Diego Klattenhoff is a Canadian actor known for his portrayals of Mike Faber in the Showtime series Homeland and as FBI Special Agent Donald Ressler in The Blacklist. He has also appeared as Derek in Whistler, Ivan in Men in Trees as well as having a minor role in Mean Girls as Shane Oman.

Early life
Klattenhoff was born in French River, Nova Scotia, Canada. He moved to Toronto at the age of 19 to pursue an acting career. For a number of years, he worked as a bartender while studying in theater workshops. His father was originally from Germany and settled in Canada before Klattenhoff was born.

Career
Klattenhoff studied with some of Canada's most respected acting coaches, including David Rotenberg, Bruce Clayton and Rae Ellen Bodie. His first notable acting role was in Mean Girls (2004). He followed that with a string of appearances in notable TV shows like Smallville and Stargate SG-1, and films like Lucky Number Slevin (2006). Since 2006, he has been in recurring roles like Young Jacob in CBC Television's At the Hotel, Derek in CTV's Whistler, Ivan Palacinke in ABC's Men in Trees and Mike Callahan in NBC's Mercy.

Klattenhoff appeared in Homeland as Mike Faber, a Marine Captain whose best friend returns to the U.S. after disappearing in Iraq eight years earlier. He and the cast were nominated once for a Screen Actors Guild Award for Best Cast, and twice for a PAAFTJ Television Awards for Best Cast in a Drama Series. He has also guest starred on television series such as Psych, Supernatural, 24, and Falling Skies.
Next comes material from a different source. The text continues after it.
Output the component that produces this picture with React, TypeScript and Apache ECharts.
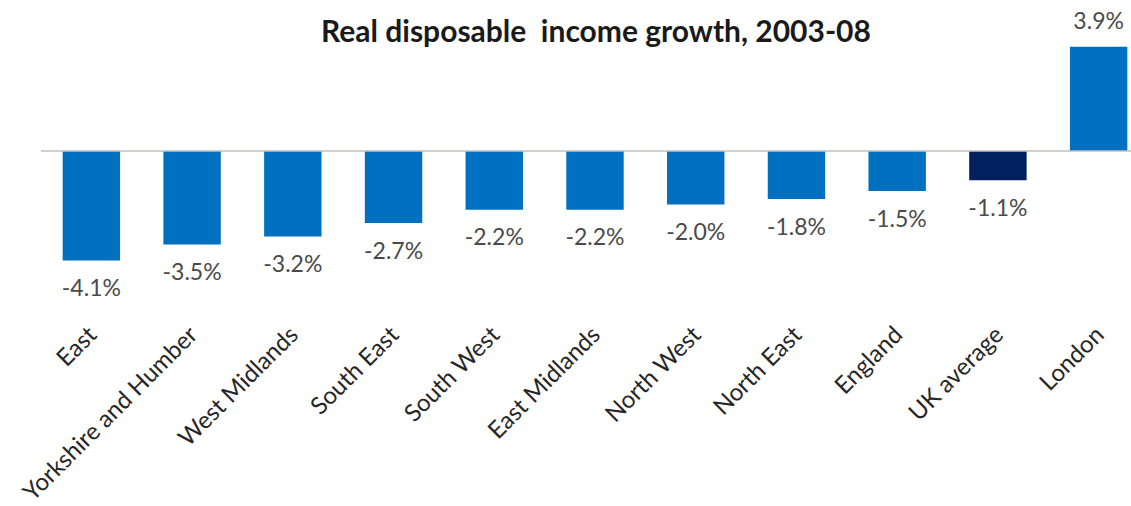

Klattenhoff starred in J. J. Abrams' television film Anatomy of Hope and appeared in the Guillermo del Toro film Pacific Rim (2013) and the sci-fi thriller After Earth (2013). In March 2013, Klattenhoff joined the cast of the NBC thriller The Blacklist, as FBI Special Agent Donald Ressler. The show premiered on September 23, 2013, to 12.6 million viewers.

Filmography

Film

Television

References

External links
 

21st-century Canadian male actors
Male actors from Nova Scotia
Canadian male film actors
Canadian male television actors
Canadian people of German descent
Living people
People from Pictou County
Year of birth missing (living people)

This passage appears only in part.